Sunflower stalks tower more than two metres off the ground, raspberry canes create a privacy shield between the pool and the patio, cabbages in green and red flourish in large plant pots, zucchini flowers are flourishing too and there's even a slight hint of fresh thyme in the air.
It may sound like a perfect backyard but this garden patio has been an oasis of food for over a decade at Whistler's Old Spaghetti Factory.
The garden is the domain of Steve Ashworth, a senior waiter and resident of Whistler for the last 16 years. Ashworth's manager says he has a green thumb and he likes to use it.
Ashworth dedicates many hours a week to his garden, which features tomatoes, lettuce, broccoli, green beans, artichoke, kale, rhubarb, zucchini, currents, blueberries, oregano, mint, cilantro, chives and basil growing in the pots and beds at the restaurant.
His manager, Blaine Vernon-Jarvis, explains that the restaurant uses as much of the fresh produce as possible in the restaurant's food offerings.
The item used the most?
That's easy to answer. Mint.
Most of the mint goes into Mojitos. The secret to a good Mojito is fresh mint so Vernon-Jarvis thinks that next year the amount of mint produced on the patio will be increased to keep all the Mojito drinkers happy.
Vernon-Jarvis says the bartenders sometimes pick the mint while the person who ordered the Mojito watches. There's an opportunity there, jokes Vernon-Jarvis, to have a laugh with the customer as they learn the mint is being picked for use in the drink they ordered.
While the mint disappears into Mojito glasses, Vernon-Jarvis says the raspberries are also very popular, though customers or swimmers using the pool next door pick many of the ripe berries.
"One of the difficulties is trying to keep it here," says Vernon-Jarvis on a warm Sunday afternoon sitting on the patio under discussion.

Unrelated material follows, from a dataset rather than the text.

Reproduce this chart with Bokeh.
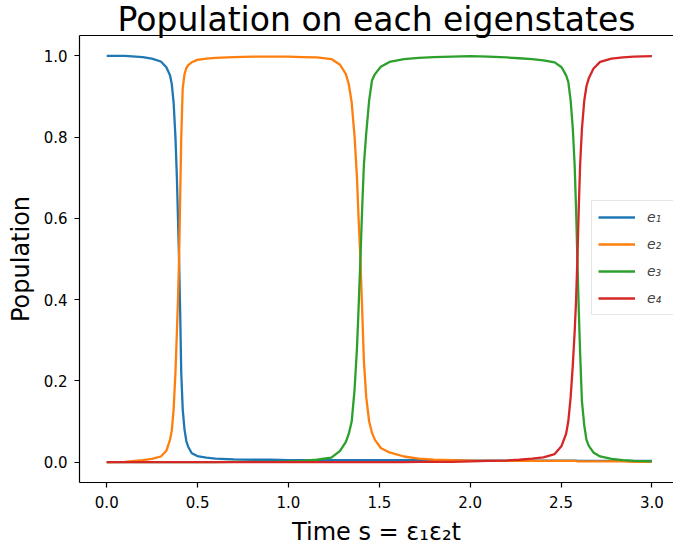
from bokeh.plotting import figure
from bokeh.models import Range1d, LinearAxis, FixedTicker, PrintfTickFormatter
from bokeh.embed import file_html
from bokeh.resources import INLINE

# ---- data ----
time_s = [0.0, 0.1,
          0.198, 0.248, 0.298, 0.328, 0.348, 0.358, 0.368, 0.378, 0.386, 0.392, 0.398,
          0.404, 0.41, 0.418, 0.428, 0.438, 0.448, 0.468, 0.498, 0.548, 0.598,
          0.7, 0.8, 0.9, 1.0,
          1.076, 1.156, 1.236, 1.284, 1.316, 1.332, 1.348, 1.364, 1.377, 1.386, 1.396,
          1.406, 1.415, 1.428, 1.444, 1.46, 1.476, 1.508, 1.556, 1.636, 1.716,
          1.8, 1.9, 2.0, 2.1, 2.2, 2.27,
          2.34, 2.403, 2.465, 2.503, 2.528, 2.54, 2.553, 2.565, 2.575, 2.583, 2.59,
          2.598, 2.605, 2.615, 2.628, 2.64, 2.653, 2.678, 2.715, 2.778, 2.84,
          2.9, 3.0]

pop_e1 = [1.0, 1.0,
          0.997, 0.993, 0.986, 0.972, 0.952, 0.93, 0.885, 0.80, 0.70, 0.60, 0.50,
          0.37, 0.22, 0.13, 0.08, 0.052, 0.038, 0.022, 0.015, 0.011, 0.009,
          0.007, 0.006, 0.006, 0.005,
          0.005, 0.005, 0.005, 0.005, 0.005, 0.005, 0.005, 0.005, 0.005, 0.005, 0.005,
          0.005, 0.005, 0.005, 0.005, 0.005, 0.005, 0.005, 0.005, 0.005, 0.005,
          0.005, 0.005, 0.004, 0.004, 0.004, 0.004,
          0.004, 0.004, 0.004, 0.004, 0.004, 0.004, 0.004, 0.004, 0.004, 0.004, 0.003,
          0.003, 0.003, 0.003, 0.003, 0.003, 0.003, 0.003, 0.003, 0.003, 0.003,
          0.003, 0.003]

pop_e2 = [0.0, 0.001,
          0.005, 0.008, 0.014, 0.028, 0.055, 0.078, 0.13, 0.22, 0.32, 0.40, 0.50,
          0.65, 0.80, 0.92, 0.955, 0.97, 0.977, 0.984, 0.99, 0.993, 0.995,
          0.997, 0.998, 0.998, 0.998,
          0.997, 0.996, 0.992, 0.978, 0.955, 0.93, 0.885, 0.80, 0.70, 0.60, 0.50,
          0.37, 0.25, 0.16, 0.10, 0.072, 0.055, 0.035, 0.024, 0.014, 0.009,
          0.006, 0.005, 0.004, 0.003, 0.003, 0.003,
          0.003, 0.003, 0.003, 0.003, 0.003, 0.003, 0.003, 0.003, 0.003, 0.003, 0.002,
          0.002, 0.002, 0.002, 0.002, 0.002, 0.002, 0.002, 0.002, 0.002, 0.002,
          0.001, 0.001]

pop_e3 = [0.0, 0.0,
          0.0, 0.0, 0.0, 0.0, 0.0, 0.0, 0.0, 0.0, 0.0, 0.0, 0.0,
          0.0, 0.0, 0.0, 0.0, 0.0, 0.0, 0.0, 0.0, 0.0, 0.0,
          0.001, 0.001, 0.001, 0.002,
          0.003, 0.006, 0.011, 0.028, 0.05, 0.07, 0.10, 0.18, 0.28, 0.38, 0.50,
          0.63, 0.73, 0.81, 0.89, 0.94, 0.955, 0.973, 0.985, 0.992, 0.995,
          0.997, 0.998, 0.999, 0.998, 0.996, 0.994,
          0.992, 0.989, 0.984, 0.972, 0.952, 0.936, 0.89, 0.82, 0.73, 0.62, 0.50,
          0.37, 0.27, 0.15, 0.09, 0.055, 0.04, 0.024, 0.014, 0.008, 0.005,
          0.003, 0.002]

pop_e4 = [0.0, 0.0,
          0.0, 0.0, 0.0, 0.0, 0.0, 0.0, 0.0, 0.0, 0.0, 0.0, 0.0,
          0.0, 0.0, 0.0, 0.0, 0.0, 0.0, 0.0, 0.0, 0.0, 0.0,
          0.0, 0.0, 0.0, 0.0,
          0.0, 0.0, 0.0, 0.0, 0.0, 0.0, 0.0, 0.0, 0.0, 0.0, 0.0,
          0.0, 0.0, 0.0, 0.0, 0.0, 0.0, 0.0, 0.0, 0.0, 0.001,
          0.001, 0.001, 0.002, 0.003, 0.004, 0.006,
          0.009, 0.012, 0.02, 0.04, 0.07, 0.10, 0.16, 0.24, 0.32, 0.40, 0.50,
          0.63, 0.73, 0.82, 0.89, 0.925, 0.945, 0.968, 0.985, 0.993, 0.996,
          0.998, 0.999]

series_labels = ["e₁", "e₂", "e₃", "e₄"]
series_colors = ["#1f77b4", "#ff7f0e", "#2ca02c", "#d62728"]
x_ticks = [0.0, 0.5, 1.0, 1.5, 2.0, 2.5, 3.0]
y_ticks = [0.0, 0.2, 0.4, 0.6, 0.8, 1.0]

FONT = "DejaVu Sans"

p = figure(
    frame_width=594, frame_height=447,
    min_border_left=79, min_border_right=0, min_border_top=35, min_border_bottom=66,
    x_range=Range1d(-0.15, 3.119), y_range=Range1d(-0.05, 1.05),
    output_backend="svg", toolbar_location=None,
    background_fill_color="white", border_fill_color="white",
    title="Population on each eigenstates",
)
p.outline_line_color = None
p.xgrid.visible = False
p.ygrid.visible = False

p.title.text_font = FONT
p.title.text_font_size = "33px"
p.title.text_font_style = "normal"
p.title.text_color = "black"
p.title.align = "center"
p.title.offset = 6
p.title.standoff = -7

for ys, lab, col in zip([pop_e1, pop_e2, pop_e3, pop_e4], series_labels, series_colors):
    p.line(time_s, ys, line_color=col, line_width=2.3, legend_label=lab)

# axes styling
for ax in (p.xaxis[0], p.yaxis[0]):
    ax.axis_line_color = "black"
    ax.axis_line_width = 1.2
    ax.major_tick_line_color = "black"
    ax.major_tick_line_width = 1.2
    ax.major_tick_in = 0
    ax.major_tick_out = 5
    ax.minor_tick_line_color = None
    ax.major_label_text_font = FONT
    ax.major_label_text_font_size = "15px"
    ax.major_label_text_color = "black"
    ax.axis_label_text_font = FONT
    ax.axis_label_text_font_size = "24px"
    ax.axis_label_text_font_style = "normal"
    ax.axis_label_text_color = "black"
    ax.formatter = PrintfTickFormatter(format="%.1f")

p.xaxis[0].ticker = FixedTicker(ticks=x_ticks)
p.yaxis[0].ticker = FixedTicker(ticks=y_ticks)
p.xaxis[0].axis_label = "Time s = ε₁ε₂t"
p.yaxis[0].axis_label = "Population"
p.xaxis[0].major_label_standoff = 8
p.xaxis[0].axis_label_standoff = 7
p.yaxis[0].major_label_standoff = 7
p.yaxis[0].axis_label_standoff = 6

# top spine
top_axis = LinearAxis(ticker=FixedTicker(ticks=[]), axis_line_color="black", axis_line_width=1.2,
                      major_tick_line_color=None, minor_tick_line_color=None,
                      major_tick_out=0, major_tick_in=0, major_label_standoff=0,
                      axis_label_standoff=0)
p.add_layout(top_axis, "above")

# legend
lg = p.legend[0]
lg.location = (512, 167)
lg.border_line_color = "#cccccc"
lg.border_line_width = 1
lg.background_fill_alpha = 0.8
lg.label_text_font = FONT
lg.label_text_font_size = "14px"
lg.label_text_font_style = "italic"
lg.glyph_width = 37
lg.glyph_height = 20
lg.label_height = 20
lg.label_width = 20
lg.label_standoff = 12
lg.spacing = 7
lg.padding = 6
lg.margin = 0

open("out.html", "w").write(file_html(p, INLINE))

"The raspberries are the most popular dish here. Customers use them as an appetizer," says Jarvis with a knowing smile. "They hold their kids up trying to get as many as possible before the servers come by and catch them."
Catching customers sampling the garden produce isn't a high a priority, as the whole idea of having a small restaurant garden is to raise people's awareness of raw ingredients and food origins.
"All and all it is a great way for the public, for people from the city, for people from all over the world to see what true nature is about, this is it," says the restaurant manager, as his gaze slides over to the stand of sunflowers that conveniently create a shady retreat for patio customers dining in the hot afternoon sun.
A higher priority than preventing the fresh ingredients from being harvested by customers is keeping bears out of the garden. A hard lesson was learned around pumpkin production. Vernon-Jarvis says bears love pumpkins and after a bear got into the ripe pumpkins one season past it was decided to give up growing the Halloween favourite.
The garden managers don't want it to be a bear magnet so the produce grown each year is chosen carefully to ensure the patio doesn't attract wildlife.
Vernon-Jarvis is upfront in saying that much of the produce, once it is ripe, goes home with the staff because the amounts produced just aren't high enough to provide for the restaurant.
But he adds that, chef Jeffery Domingo supports the garden initiative and does incorporate some of the garden ingredients into dishes when it is possible.
"We're trying to use more of the cucumbers and zucchini in our salads," says Vernon-Jarvis. "We've started using some cilantro and some of the different herbs in our dishes."
Like most other restaurant gardeners, Ashworth is finding that the most practical product from the garden is the herb. Vernon-Jarvis says the herbs like chives; basil, oregano and thyme are the most practical to use with regularity.
"We're all about nature up here and everyone comes to enjoy the skiing, hiking and boarding, the lakes and all the trails so why not bring that into the dining room and let people enjoy it?" asks Vernon-Jarvis rhetorically.
To make the experience as enjoyable as possible for as long as possible the restaurant provides each chair on the patio with a small red, logo-emblazoned fleece blanket.
"The Spaghetti Factory for 41 years has been all about food and we've been up here for going on 18 years in November," says Vernon-Jarvis
Next year, look for Ashworth to take the garden up another notch as each year he tries to make the garden a little more impressive than the year before.